日本地球惑星科学連合2018年大会

講演情報

[EJ] 口頭発表

セッション記号 S (固体地球科学) » S-CG 固体地球科学複合領域・一般

[S-CG57] 変動帯ダイナミクス

2018年5月22日(火) 15:30 〜 17:00 A05 (東京ベイ幕張ホール)

コンビーナ:深畑 幸俊(京都大学防災研究所)、竹下 徹(北海道大学大学院理学院自然史科学専攻)、岩森 光(海洋研究開発機構・地球内部物質循環研究分野)、座長:吉田 圭佑(東北大学大学院理学研究科 地球物理学専攻)、寺川 寿子

16:30 〜 16:45

[SCG57-11] 1992年ランダース地震震源域の絶対応力場

*寺川 寿子1Hauksson Egill2 (1.名古屋大学,大学院環境学研究科,附属地震火山研究センター、2.Seismological Laboratory, Division of Geological and Planetary Sciences, California Institute of Technology)

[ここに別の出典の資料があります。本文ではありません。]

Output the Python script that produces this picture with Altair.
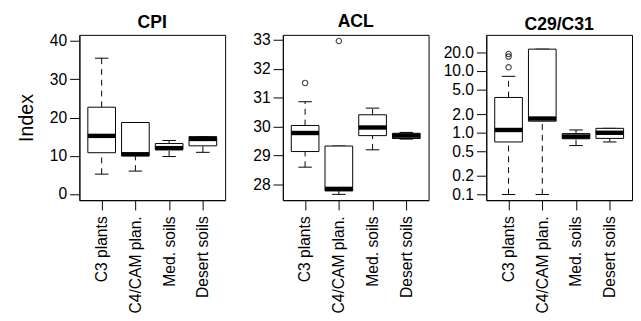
import json
import altair as alt
import pandas as pd

cats = ["C3 plants", "C4/CAM plan.", "Med. soils", "Desert soils"]
pos = [1, 2, 3, 4]

# CPI
cpi_lo = [5.2, 6.0, 9.8, 10.9]
cpi_q1 = [10.8, 10.0, 11.6, 12.6]
cpi_med = [15.2, 10.4, 12.0, 14.4]
cpi_q3 = [22.7, 18.7, 13.2, 15.0]
cpi_hi = [35.5, 18.7, 14.0, 15.0]
cpi_out_pos = []
cpi_out_val = []

# ACL
acl_lo = [28.6, 27.66, 29.2, 29.57]
acl_q1 = [29.14, 27.78, 29.69, 29.59]
acl_med = [29.78, 27.85, 29.97, 29.69]
acl_q3 = [30.04, 29.33, 30.41, 29.77]
acl_hi = [30.86, 29.33, 30.64, 29.80]
acl_out_pos = [1, 2]
acl_out_val = [31.51, 32.96]

# C29/C31
rat_lo = [0.1, 0.1, 0.62, 0.71]
rat_q1 = [0.71, 1.54, 0.80, 0.81]
rat_med = [1.11, 1.70, 0.87, 1.00]
rat_q3 = [3.73, 22.6, 0.97, 1.18]
rat_hi = [8.2, 22.6, 1.11, 1.18]
rat_out_pos = [1, 1, 1]
rat_out_val = [11.5, 17.1, 18.9]

cpi_ticks = [0, 10, 20, 30, 40]
acl_ticks = [28, 29, 30, 31, 32, 33]
rat_ticks = [0.1, 0.2, 0.5, 1, 2, 5, 10, 20]

FONT = "Liberation Sans"
PW, PH = 149, 169
label_expr = json.dumps(cats) + "[datum.value - 1]"


def panel(title, lo, q1, med, q3, hi, out_pos, out_val, ydomain, yticks,
          ytype="linear", yfmt=None, ytitle=None):
    df = pd.DataFrame({"cat": cats, "pos": pos, "lo": lo, "q1": q1,
                       "med": med, "q3": q3, "hi": hi})
    xscale = alt.Scale(domain=[0.34, 4.66], nice=False, zero=False)
    yscale = alt.Scale(domain=ydomain, type=ytype, nice=False, zero=False)
    xaxis = alt.Axis(values=pos, labelExpr=label_expr, labelAngle=-90,
                     grid=False, tickSize=10, labelPadding=6, labelFontSize=16,
                     labelColor="black", tickColor="black", domainColor="black",
                     labelFont=FONT, title=None)
    yax_kw = dict(values=yticks, grid=False, tickSize=10, labelPadding=3,
                  labelFontSize=16, labelColor="black", tickColor="black",
                  domainColor="black", labelFont=FONT, title=ytitle,
                  titleFontSize=20, titleFont=FONT, titleFontWeight="normal",
                  titleColor="black", titlePadding=13)
    if yfmt:
        yax_kw["format"] = yfmt
    yaxis = alt.Axis(**yax_kw)

    def X(f):
        return alt.X(f, type="quantitative", scale=xscale, axis=xaxis, title=None)

    def Y(f):
        return alt.Y(f, type="quantitative", scale=yscale, axis=yaxis, title=ytitle)

    base = alt.Chart(df).transform_calculate(
        xl="datum.pos - 0.41", xr="datum.pos + 0.41",
        cl="datum.pos - 0.2", cr="datum.pos + 0.2")

    wh_up = base.mark_rule(color="black", strokeDash=[6, 5], strokeWidth=1).encode(
        x=X("pos"), y=Y("q3"), y2="hi")
    wh_dn = base.mark_rule(color="black", strokeDash=[6, 5], strokeWidth=1).encode(
        x=X("pos"), y=Y("lo"), y2="q1")
    cap_up = base.mark_rule(color="black", strokeWidth=1).encode(
        x=X("cl"), x2="cr", y=Y("hi"))
    cap_dn = base.mark_rule(color="black", strokeWidth=1).encode(
        x=X("cl"), x2="cr", y=Y("lo"))
    box = base.mark_rect(fill="white", stroke="black", strokeWidth=1).encode(
        x=X("xl"), x2="xr", y=Y("q1"), y2="q3")
    medl = base.mark_rule(color="black", strokeWidth=4.5).encode(
        x=X("xl"), x2="xr", y=Y("med"))
    layers = [wh_up, wh_dn, cap_up, cap_dn, box, medl]
    if out_pos:
        odf = pd.DataFrame({"pos": out_pos, "val": out_val})
        pts = alt.Chart(odf).mark_point(shape="circle", filled=False, color="black",
                                        size=30, strokeWidth=1.2).encode(
            x=X("pos"), y=Y("val"))
        layers.append(pts)
    return alt.layer(*layers).properties(
        width=PW, height=PH,
        title=alt.TitleParams(title, fontSize=18, fontWeight="bold", font=FONT,
                              color="black", offset=1, anchor="middle"))


p1 = panel("CPI", cpi_lo, cpi_q1, cpi_med, cpi_q3, cpi_hi, cpi_out_pos, cpi_out_val,
           [-1.6, 41.6], cpi_ticks, ytitle="Index")
p2 = panel("ACL", acl_lo, acl_q1, acl_med, acl_q3, acl_hi, acl_out_pos, acl_out_val,
           [27.46, 33.17], acl_ticks)
p3 = panel("C29/C31", rat_lo, rat_q1, rat_med, rat_q3, rat_hi, rat_out_pos, rat_out_val,
           [0.081, 38.5], rat_ticks, ytype="log", yfmt=".1f")

chart = alt.hconcat(p1, p2, p3, spacing=59, bounds="flush").properties(
    padding={"left": 8, "top": 1, "right": 0, "bottom": 0},
    background="white",
).configure_view(stroke="black", strokeWidth=1)

chart.save("out.html", embed_options={"renderer": "svg", "actions": False})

Earthquake focal mechanisms are often used to invert for spatial fields of the deviatoric stress tensor. Because shear stress equals frictional strength of the fault at the time of the earthquake, we can obtain the six components of the corresponding absolute stress tensors from focal mechanisms by combining such deviatoric stress fields with the Coulomb failure criterion. For a dataset of focal mechanisms determined for southern California earthquakes including the 1992 Landers earthquake sequence, we calculated the absolute stress tensors at their hypocenters with a fixed intrinsic friction coefficient (0.6) under three representative pore pressure conditions. The pore pressure condition is defined as the reference pore pressure which is the minimum pore pressure at the optimally oriented faults to the stress field. When applying each dataset of absolute stress tensors to an inversion scheme based on the Bayesian statistical inference and Akaike’s Bayesian Information criterion (ABIC), we obtained three absolute stress fields in southern California just before the Landers mainshock. Each component of the absolute stress field was obtained as a continuous function (with estimation errors) governed by the reference pore pressure. We also calculated the coseismic stress field caused by the Landers mainshock, and added it to each absolute stress field to obtain the absolute stress fields just after the mainshock. We directly evaluated the temporal changes in the deviatoric stress fields due to the mainshock, and related variations of temporal stress changes relative to the reference pore pressure. Comparing this relationship with temporal stress changes observed through stress inversion, we determined the plausible reference pore pressure and absolute stress field in the source region of the mainshock. The optimum absolute stress magnitudes just before the mainshock were on average 44±13 and 74±16 MPa at depths of 5 and 10 km under the reference pore pressure of hydrostatic. We conclude that the faults that ruptured in the Landers mainshock were responding to Anderson-Byerlee stress conditions.